Ecclesiasticus 4:28

"Fight to the death for truth, and the Lord God will war on your side."

Ora pro nobis,

Most Blessed Virgin Mary, St. Francis de Sales, St. Thomas Aquinas, and St. Dominic. Amen.

Wednesday, July 19, 2006

Sola Scriptura (Scripture Alone) -- Really?

In the original Reformation documents collected into one publication, The Book of Concord, the ‘Formula of Concord: The Epitome’, says the following:

“1. We believe, teach, and confess that the only rule and guiding principle according to which all teachings and teachers are to be evaluated and judged are the prophetic and apostolic writings of the Old and New Testaments alone, as it is written, “You word is a lamp to my feet and a light to my path” (Ps. 119:105), and Saint Paul: “If… an angel from heaven should proclaim to you something contrary,… let that one be accursed!” (Gal. 1:8).”

The same book also says this:

“5. …we pledge ourselves also to the Small and Large Catechisms of Dr. Luther, as both catechisms are found in Luther’s printed works, as a Bible of the Laity, in which everything is summarized that is treated in detail in Holy Scripture and that is necessary for a Christian to know for salvation.”

An interesting pair of quotes that give rise to a simple question: why should I believe any document that tells me that Scripture alone is the infallible regula fidei (rule of faith) and yet, moves on to consider extra-biblical material (catechisms) binding and authoritative?

From a Catholic perspective, there’s no problem with the above scenario: one can consider traditional, binding doctrines as expressed in the catechism as equally authoritative to Scripture. From a Protestant perspective though – which is where the above quotes come from – only Scripture is binding and authoritative. So why would I care to consider a catechism? Or even an interpretation of biblical doctrines such as The Book of Concord purports to be?

Christopher J. Freeman

(Category: The Scriptures : Scriptural Authority)


Hidden One said...

It seems to me...

If you say that 'a' is True, and 'x' is 'a' by a different form, then 'x'=true.

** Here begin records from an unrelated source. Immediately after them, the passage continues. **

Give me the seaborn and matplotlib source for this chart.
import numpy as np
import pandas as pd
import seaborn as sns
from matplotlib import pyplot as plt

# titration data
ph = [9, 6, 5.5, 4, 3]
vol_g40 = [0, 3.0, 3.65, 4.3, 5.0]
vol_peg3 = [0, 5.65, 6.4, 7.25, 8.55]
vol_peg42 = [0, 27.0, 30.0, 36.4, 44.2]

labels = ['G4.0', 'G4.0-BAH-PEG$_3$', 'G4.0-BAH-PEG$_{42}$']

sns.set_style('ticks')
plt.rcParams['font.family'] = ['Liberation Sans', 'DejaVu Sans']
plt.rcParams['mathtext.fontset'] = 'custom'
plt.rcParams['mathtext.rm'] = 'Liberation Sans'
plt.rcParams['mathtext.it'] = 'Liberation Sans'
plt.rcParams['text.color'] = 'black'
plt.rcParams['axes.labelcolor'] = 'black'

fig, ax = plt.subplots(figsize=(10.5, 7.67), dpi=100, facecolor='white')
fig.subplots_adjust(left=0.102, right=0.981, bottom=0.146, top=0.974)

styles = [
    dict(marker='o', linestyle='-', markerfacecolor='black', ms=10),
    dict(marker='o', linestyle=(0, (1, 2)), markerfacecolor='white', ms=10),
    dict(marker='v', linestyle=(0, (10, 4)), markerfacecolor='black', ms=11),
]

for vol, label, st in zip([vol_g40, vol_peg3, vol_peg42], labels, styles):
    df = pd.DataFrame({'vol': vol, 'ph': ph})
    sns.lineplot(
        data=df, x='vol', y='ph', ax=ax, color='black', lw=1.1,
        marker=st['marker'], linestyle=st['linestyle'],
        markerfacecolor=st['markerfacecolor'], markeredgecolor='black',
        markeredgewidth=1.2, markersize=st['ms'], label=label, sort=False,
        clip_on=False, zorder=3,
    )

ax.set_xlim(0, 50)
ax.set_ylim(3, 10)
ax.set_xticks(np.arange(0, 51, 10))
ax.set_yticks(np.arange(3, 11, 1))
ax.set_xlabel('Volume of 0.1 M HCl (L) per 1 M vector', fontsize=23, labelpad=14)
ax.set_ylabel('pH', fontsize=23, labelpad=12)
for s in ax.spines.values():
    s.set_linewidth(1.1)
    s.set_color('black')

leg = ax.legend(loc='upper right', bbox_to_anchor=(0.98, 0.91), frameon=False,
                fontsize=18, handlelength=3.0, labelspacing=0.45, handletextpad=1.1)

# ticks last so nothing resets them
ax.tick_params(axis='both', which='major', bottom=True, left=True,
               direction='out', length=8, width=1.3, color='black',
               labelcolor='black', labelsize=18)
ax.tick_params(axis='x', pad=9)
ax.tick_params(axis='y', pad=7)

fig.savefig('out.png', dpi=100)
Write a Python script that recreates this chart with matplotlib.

So, if you say that the Bible alone is true, and that Luther's stuff is and is as the Bible, then it works. I think. It alll depends on the pre-existent assumptions.

~Hidden One~

Gregory said...

Paul, the problem there is only that along with Sola Scriptura, Martin Luther taught that any person was able to interpret those scriptures correctly for himself. Thus, holding a particular tradition to be binding, because it is the "correct" interpretation of Scripture, negates the second point of Luther's teaching on that subject.

Moreover, the point Christopher was making was simply, which is it? Only the Bible, or only Martin Luther's interpretation of the Bible? It's not exactly x=a.

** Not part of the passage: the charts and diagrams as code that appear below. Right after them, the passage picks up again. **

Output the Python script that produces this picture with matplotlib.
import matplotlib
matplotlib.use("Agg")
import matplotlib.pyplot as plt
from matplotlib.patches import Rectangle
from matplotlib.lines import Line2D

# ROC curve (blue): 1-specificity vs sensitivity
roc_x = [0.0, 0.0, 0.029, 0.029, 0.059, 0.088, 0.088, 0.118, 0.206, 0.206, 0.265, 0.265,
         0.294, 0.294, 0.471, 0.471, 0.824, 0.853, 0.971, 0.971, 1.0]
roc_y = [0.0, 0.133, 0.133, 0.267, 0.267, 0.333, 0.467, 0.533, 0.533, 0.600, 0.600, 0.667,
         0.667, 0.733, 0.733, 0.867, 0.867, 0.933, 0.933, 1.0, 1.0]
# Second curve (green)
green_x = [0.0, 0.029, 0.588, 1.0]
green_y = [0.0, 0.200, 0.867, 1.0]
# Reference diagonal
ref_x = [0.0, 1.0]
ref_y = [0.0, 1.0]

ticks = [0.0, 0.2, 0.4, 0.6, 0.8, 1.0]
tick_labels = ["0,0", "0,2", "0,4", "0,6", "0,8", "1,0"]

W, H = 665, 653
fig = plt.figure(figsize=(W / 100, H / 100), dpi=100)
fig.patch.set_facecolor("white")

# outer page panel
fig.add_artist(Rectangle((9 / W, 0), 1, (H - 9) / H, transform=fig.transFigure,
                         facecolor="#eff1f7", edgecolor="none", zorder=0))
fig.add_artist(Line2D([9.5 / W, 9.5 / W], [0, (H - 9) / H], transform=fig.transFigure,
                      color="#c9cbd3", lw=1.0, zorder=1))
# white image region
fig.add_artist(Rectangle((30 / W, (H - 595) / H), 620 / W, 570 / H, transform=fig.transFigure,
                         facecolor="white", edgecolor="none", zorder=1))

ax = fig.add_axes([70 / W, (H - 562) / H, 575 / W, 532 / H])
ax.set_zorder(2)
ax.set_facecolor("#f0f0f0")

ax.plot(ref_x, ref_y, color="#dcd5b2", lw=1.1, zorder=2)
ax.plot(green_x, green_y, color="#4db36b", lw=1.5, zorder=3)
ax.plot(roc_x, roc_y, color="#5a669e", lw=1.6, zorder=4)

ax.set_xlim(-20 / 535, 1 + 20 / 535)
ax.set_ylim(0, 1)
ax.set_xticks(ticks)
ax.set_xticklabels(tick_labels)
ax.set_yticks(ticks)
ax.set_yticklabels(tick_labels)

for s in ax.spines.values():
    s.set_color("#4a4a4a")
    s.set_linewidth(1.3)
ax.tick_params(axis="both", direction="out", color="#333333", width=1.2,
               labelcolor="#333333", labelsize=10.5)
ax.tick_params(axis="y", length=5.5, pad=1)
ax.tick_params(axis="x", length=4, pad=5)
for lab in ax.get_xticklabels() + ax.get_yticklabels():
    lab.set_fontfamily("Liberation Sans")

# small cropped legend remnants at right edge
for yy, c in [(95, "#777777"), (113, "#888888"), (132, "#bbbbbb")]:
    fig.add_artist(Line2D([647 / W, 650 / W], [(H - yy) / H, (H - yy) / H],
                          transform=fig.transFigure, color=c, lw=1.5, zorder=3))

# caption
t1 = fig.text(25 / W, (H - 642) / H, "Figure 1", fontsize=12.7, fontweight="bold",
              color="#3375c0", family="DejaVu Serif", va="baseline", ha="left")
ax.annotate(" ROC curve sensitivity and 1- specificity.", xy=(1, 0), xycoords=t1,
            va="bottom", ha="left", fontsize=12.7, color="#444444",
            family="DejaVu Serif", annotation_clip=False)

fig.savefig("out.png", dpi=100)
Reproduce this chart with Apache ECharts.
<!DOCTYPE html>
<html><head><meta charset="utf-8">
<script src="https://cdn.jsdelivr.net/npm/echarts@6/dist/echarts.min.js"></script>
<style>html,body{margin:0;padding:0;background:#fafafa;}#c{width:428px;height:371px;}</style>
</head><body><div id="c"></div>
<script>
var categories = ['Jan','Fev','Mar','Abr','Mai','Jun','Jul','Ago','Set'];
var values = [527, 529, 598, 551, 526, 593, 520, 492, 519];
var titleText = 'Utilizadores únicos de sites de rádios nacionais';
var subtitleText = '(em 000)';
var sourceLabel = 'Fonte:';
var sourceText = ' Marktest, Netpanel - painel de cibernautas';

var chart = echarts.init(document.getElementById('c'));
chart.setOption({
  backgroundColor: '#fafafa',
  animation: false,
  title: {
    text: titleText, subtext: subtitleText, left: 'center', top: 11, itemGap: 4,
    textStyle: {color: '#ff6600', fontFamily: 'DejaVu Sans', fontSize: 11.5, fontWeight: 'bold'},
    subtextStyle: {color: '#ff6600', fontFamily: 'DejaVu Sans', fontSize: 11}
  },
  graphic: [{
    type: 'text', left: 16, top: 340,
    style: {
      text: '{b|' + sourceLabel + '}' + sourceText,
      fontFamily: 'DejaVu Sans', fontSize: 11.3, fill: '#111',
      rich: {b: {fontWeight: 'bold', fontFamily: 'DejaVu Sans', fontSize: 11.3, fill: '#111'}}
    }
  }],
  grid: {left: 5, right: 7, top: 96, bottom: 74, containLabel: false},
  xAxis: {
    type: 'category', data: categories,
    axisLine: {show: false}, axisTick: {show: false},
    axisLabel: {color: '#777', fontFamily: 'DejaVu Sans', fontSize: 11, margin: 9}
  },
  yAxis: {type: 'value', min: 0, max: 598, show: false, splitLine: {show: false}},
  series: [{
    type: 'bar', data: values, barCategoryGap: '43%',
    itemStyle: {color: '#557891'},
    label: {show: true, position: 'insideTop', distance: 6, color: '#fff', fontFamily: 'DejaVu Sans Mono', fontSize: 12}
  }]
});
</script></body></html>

From there, the question would come, what authority does Luther (or anyone, for that matter) have to interpret the Bible, that we should hold to their interpretation as binding? And it is that question that negates Sola Scriptura, because the Bible doesn't give the right of interpretation to everyone. Moreover, the lack of central authority stemming from Sola Scriptura has led to the numerous divisions within Protestantism.

Thus, the question of who can authoritatively interpret Scripture is itself a question that exists beyond the bounds of Sola Scriptura.